Well, saya kira tidak perlu seekstrim itu.
Bagi saya pribadi, karya fiksi adalah seni untuk mengungkapkan realita di sekitar kita dengan cara yang indah dan elegan. Saya tidak berani mengatakan bahwa karya fiksi itu karya kebohongan. Saya tidak akan membahasanya secara bertele-tele. Tapi saya akan memberi analogi.
Mungkin kita sudah tidak asing dengan film G-30-S PKI Kan? Kejadian itu nyata adanya. Lalu setelah itu ada filmnya. Apakah kita berani mengatakan bahwa film tersebut kebohongan hanya karena para pelaku atau tokoh di film tersebut hanyalah actor yang memainkan peran? Saya rasa tidak.
Pun dengan karya tulis fiksi. Memang tokoh-tokoh yang diciptakan oleh penulis adalah rekaan. Tapi bisa saja realita cerita memang ada dalam kehidupan dan bisa kita ambil hikmah dan pelajarannya.
Dulu, ketika masa orba, karya-karya Pramoedya Ananta Toer dilarang beredar dengan alasan si penulis beraliran kiri dan termasuk tokoh Lekra. Padahal, Tetralogi Bumi Manusia karangan Pram adalah fiksi. Tapi tidak segampang itu dengan fiksi. Walaupun karya yang dihasilkan tangan Pram fiksi, karyanya adalah mengungkap realita sosial di zamannya.
So, tak heran jika karya sastra dan fiksi seringkali dijadikan alat kepentingan dan juga untuk menyampaikan pesan dan kritik sosial. Tanpa menggurui tapi tepat sasaran.
Tapi, memang tidak selamanya karya fiksi itu menjadi gambaran realita sosial.

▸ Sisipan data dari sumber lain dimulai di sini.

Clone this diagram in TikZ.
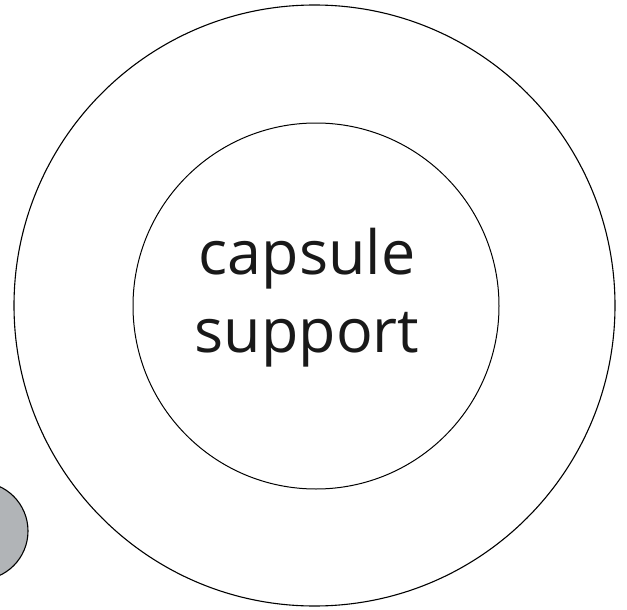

Karena ada beberapa genre seperti dongeng, fantasy dan sebagainya yang jauh dari bayangan realita kehidupan kita. Terlepas dari semua itu, toh kita tidak merasa dibohongi. karena semua mafhum apa itu fiksi. kecuali jika seseorang mengatakan apa yang dia tulis adalah kisah nyata, padahal ternyata fiksi. Nah, baru ini kebohongan namanya.